In generale, per gli adulti e i bambini dai circa sette anni in su, le sedute possono essere organizzate attorno ad un tema specifico. «Nel caso invece di un bambino più piccolo, vengono fatte più che altro delle sedute esplorative. Vengono cioè messi nella stanza una serie di stimoli, secondo quelle che sono le sue esigenze, i suoi interessi, e il bambino è libero di esplorarli insieme alla mamma», continua Francesca Ferrari. «A tal riguardo, ci tengo a precisare che venire a fare una seduta con il proprio bambino non è come portarlo in ludoteca o al parco giochi. Si tratta di un contesto in cui la relazione con la mamma (o comunque con la persona adulta presente in quel momento) è determinante.
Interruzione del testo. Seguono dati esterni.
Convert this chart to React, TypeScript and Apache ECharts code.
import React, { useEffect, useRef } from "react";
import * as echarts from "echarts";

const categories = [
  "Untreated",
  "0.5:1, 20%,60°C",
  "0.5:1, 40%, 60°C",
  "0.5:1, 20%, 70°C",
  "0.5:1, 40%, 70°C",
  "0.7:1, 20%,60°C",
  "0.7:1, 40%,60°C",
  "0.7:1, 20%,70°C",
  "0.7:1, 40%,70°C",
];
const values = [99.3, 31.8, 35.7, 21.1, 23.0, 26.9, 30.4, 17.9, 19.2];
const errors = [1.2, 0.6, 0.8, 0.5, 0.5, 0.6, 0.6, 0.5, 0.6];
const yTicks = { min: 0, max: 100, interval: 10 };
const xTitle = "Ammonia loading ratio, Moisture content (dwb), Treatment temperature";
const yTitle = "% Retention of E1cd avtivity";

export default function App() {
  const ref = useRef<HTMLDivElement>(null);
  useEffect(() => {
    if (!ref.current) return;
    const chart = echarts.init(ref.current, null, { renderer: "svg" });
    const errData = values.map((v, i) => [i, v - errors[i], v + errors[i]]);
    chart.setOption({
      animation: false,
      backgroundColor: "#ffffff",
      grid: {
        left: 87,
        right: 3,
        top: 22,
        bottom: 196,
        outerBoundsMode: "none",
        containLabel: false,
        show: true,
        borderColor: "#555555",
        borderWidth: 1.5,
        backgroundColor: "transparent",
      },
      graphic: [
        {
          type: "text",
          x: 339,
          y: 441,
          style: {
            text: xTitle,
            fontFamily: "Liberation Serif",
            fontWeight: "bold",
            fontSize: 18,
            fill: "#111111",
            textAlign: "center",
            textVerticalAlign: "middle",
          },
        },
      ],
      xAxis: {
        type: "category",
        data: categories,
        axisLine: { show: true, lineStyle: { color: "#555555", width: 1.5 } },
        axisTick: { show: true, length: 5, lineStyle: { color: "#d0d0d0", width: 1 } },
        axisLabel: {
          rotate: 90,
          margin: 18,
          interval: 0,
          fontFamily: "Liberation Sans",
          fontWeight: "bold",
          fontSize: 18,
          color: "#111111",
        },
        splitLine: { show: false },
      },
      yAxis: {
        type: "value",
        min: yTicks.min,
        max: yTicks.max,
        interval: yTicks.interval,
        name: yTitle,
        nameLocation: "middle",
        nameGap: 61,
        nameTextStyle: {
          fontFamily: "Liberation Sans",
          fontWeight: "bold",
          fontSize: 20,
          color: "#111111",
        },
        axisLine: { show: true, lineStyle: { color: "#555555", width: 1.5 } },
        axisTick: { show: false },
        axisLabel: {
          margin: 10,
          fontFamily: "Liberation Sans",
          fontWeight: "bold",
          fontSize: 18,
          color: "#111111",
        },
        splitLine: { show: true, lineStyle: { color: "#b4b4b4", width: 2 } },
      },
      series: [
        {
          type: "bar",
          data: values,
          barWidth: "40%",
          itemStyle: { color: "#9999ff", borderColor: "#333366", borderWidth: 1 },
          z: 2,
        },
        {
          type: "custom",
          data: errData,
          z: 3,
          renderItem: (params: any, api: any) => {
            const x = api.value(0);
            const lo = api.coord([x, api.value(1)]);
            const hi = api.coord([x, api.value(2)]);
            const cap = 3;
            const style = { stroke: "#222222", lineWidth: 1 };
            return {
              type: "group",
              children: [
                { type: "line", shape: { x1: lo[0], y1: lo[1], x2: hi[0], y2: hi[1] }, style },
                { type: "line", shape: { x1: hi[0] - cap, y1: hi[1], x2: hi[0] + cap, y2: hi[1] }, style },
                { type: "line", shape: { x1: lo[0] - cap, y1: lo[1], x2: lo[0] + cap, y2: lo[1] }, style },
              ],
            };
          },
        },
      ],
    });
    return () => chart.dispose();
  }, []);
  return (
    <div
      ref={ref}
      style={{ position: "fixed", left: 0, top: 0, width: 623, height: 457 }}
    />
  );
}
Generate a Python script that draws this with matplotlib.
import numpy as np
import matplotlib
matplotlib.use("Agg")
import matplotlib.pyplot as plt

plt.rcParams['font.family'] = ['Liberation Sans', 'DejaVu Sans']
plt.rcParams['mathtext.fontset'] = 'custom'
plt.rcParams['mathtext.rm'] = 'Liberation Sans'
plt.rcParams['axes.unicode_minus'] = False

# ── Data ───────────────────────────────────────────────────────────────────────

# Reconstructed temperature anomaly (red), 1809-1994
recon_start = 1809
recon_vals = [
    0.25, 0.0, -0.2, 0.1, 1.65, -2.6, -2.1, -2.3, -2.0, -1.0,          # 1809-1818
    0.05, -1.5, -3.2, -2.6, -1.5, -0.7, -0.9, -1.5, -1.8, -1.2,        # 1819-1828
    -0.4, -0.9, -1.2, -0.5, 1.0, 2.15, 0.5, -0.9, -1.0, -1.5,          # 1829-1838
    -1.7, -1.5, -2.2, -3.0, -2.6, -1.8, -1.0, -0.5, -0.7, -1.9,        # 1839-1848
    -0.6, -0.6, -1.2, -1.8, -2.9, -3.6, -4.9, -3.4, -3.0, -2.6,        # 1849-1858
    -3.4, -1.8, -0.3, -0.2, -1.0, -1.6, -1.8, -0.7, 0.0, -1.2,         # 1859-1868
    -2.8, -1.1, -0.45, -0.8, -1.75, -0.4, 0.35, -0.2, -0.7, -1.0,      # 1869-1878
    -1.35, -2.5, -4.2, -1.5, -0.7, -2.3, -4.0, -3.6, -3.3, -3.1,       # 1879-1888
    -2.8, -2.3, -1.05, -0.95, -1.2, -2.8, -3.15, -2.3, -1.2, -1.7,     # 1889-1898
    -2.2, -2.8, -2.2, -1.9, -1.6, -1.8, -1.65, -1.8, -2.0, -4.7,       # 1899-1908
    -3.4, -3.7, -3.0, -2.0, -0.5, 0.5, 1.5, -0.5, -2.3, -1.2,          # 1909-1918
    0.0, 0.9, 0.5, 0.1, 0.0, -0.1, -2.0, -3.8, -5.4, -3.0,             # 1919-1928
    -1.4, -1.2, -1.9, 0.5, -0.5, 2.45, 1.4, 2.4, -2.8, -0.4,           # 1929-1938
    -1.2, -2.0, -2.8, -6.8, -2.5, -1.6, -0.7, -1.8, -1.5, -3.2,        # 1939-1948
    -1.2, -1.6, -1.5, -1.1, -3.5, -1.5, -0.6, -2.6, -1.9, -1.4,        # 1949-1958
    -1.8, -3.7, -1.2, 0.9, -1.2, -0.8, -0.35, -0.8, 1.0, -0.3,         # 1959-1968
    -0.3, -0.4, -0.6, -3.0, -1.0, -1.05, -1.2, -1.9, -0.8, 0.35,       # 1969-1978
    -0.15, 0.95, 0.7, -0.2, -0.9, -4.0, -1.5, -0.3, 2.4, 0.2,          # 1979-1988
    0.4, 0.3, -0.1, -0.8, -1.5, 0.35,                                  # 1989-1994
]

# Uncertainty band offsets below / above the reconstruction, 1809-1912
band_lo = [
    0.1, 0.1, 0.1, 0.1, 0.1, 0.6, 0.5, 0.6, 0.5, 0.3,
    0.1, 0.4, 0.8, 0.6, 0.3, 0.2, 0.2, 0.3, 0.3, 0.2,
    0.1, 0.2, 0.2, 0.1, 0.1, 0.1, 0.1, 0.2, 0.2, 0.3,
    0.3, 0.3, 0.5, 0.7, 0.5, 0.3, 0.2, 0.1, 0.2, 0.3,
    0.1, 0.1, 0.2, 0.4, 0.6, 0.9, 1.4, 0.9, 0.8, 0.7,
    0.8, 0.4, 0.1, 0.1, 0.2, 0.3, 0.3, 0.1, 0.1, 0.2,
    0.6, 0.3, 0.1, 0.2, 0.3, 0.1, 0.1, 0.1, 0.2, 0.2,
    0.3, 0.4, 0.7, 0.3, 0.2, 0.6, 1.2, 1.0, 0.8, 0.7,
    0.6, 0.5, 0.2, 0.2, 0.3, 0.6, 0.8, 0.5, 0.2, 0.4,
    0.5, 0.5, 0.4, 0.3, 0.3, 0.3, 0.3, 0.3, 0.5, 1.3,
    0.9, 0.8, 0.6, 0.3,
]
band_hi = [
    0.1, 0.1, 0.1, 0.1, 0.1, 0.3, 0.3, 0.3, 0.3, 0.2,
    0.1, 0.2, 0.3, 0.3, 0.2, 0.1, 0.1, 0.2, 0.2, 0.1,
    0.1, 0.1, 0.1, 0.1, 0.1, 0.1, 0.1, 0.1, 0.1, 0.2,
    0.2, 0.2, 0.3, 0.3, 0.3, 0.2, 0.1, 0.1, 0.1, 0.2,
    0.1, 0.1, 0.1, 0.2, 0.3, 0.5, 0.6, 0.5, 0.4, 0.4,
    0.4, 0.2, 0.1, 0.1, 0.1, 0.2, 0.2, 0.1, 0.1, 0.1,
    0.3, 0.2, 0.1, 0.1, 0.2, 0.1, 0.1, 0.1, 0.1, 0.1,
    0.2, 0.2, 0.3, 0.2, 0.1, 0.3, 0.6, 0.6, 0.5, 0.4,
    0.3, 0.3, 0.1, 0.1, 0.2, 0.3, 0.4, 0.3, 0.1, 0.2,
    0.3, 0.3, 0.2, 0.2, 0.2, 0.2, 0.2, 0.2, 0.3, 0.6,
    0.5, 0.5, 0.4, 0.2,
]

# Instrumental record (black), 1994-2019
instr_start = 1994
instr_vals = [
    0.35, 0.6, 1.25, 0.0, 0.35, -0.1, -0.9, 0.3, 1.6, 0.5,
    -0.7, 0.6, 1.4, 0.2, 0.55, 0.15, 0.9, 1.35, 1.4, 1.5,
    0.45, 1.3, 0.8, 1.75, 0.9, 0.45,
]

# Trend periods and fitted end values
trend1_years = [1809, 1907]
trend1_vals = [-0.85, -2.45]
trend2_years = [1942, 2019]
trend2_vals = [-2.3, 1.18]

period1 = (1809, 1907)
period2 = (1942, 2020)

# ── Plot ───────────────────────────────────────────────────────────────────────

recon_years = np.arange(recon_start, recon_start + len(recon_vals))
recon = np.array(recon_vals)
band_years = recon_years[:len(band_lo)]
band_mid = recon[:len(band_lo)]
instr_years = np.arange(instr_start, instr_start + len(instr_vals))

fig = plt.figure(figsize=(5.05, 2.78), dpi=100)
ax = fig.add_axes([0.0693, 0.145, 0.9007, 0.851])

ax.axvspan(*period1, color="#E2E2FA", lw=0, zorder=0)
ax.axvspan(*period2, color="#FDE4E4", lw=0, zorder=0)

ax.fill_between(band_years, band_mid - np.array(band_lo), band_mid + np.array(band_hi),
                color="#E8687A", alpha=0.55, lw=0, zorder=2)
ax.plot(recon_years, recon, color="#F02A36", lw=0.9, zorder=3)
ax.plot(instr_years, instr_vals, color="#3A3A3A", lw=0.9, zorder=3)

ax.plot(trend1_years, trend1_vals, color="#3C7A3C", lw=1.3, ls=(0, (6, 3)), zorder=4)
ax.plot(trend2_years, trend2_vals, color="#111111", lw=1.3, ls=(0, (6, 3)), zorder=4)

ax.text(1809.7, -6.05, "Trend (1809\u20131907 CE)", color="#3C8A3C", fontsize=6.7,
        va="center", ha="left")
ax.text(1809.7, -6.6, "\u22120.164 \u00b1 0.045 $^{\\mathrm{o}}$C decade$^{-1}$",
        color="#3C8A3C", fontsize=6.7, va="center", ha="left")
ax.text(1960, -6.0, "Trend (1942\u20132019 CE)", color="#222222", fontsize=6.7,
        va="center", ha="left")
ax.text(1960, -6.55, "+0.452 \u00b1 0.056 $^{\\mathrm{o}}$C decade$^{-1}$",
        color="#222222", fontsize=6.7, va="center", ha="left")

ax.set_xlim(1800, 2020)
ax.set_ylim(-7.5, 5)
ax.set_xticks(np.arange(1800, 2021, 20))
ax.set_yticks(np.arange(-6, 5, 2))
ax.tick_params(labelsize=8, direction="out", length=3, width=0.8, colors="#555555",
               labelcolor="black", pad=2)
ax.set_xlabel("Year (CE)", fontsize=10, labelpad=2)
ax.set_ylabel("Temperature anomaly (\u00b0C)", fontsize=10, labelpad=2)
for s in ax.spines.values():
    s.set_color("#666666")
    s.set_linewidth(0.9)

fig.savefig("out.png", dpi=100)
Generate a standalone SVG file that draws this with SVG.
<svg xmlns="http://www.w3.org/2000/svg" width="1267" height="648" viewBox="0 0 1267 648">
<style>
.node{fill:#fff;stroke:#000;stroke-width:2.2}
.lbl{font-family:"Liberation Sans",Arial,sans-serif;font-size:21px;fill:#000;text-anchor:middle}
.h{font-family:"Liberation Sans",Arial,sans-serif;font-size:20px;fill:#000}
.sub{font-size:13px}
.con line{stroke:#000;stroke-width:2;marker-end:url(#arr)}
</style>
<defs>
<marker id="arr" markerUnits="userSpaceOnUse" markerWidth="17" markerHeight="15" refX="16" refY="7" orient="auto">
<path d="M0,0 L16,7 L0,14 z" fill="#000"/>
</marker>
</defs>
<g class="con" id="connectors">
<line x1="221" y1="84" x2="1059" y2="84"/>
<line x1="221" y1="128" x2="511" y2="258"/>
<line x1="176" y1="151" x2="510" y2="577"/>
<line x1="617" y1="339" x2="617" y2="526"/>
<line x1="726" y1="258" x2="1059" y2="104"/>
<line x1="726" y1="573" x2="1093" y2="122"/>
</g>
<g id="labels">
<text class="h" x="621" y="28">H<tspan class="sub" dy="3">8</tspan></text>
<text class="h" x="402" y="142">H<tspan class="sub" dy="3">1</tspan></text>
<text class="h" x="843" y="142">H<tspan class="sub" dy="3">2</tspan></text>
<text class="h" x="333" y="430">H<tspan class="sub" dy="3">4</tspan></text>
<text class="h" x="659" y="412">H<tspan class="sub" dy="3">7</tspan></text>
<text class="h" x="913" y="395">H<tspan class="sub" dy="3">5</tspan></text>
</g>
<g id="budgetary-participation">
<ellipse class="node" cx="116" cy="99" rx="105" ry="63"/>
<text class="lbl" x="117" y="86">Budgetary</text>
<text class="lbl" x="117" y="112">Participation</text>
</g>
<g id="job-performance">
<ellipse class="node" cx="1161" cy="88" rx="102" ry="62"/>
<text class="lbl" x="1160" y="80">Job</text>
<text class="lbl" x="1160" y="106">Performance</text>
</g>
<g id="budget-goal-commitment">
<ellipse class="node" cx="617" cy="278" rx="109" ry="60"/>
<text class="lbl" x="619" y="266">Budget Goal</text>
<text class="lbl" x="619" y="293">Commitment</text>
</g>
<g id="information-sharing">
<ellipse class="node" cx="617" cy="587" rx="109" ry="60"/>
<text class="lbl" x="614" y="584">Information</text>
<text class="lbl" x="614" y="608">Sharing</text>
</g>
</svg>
Io – che sono l’altro adulto presente – sono lì con la funzione di accompagnatore, per dare cioè degli spunti, per far vedere delle cose a cui loro magari non pensano, ma l’attività deve avvenire tra la figura di riferimento e il bambino». Più in generale, infatti, è importante non ridurre lo Snoezelen ad un luogo contenente materiali vari ed affascinanti destinati a stimolare i sensi; esso è molto di più, è sì – sintetizzando quanto fin qui visto – uno spazio che mira a far raggiungere rilassamento e benessere attraverso la sensorialità, ma pure un mezzo di stimolazione capace di mettere in atto dei processi di apprendimento ed educazione e, infine, uno strumento relazionale, l’incontro di due esseri umani nel «qui e ora».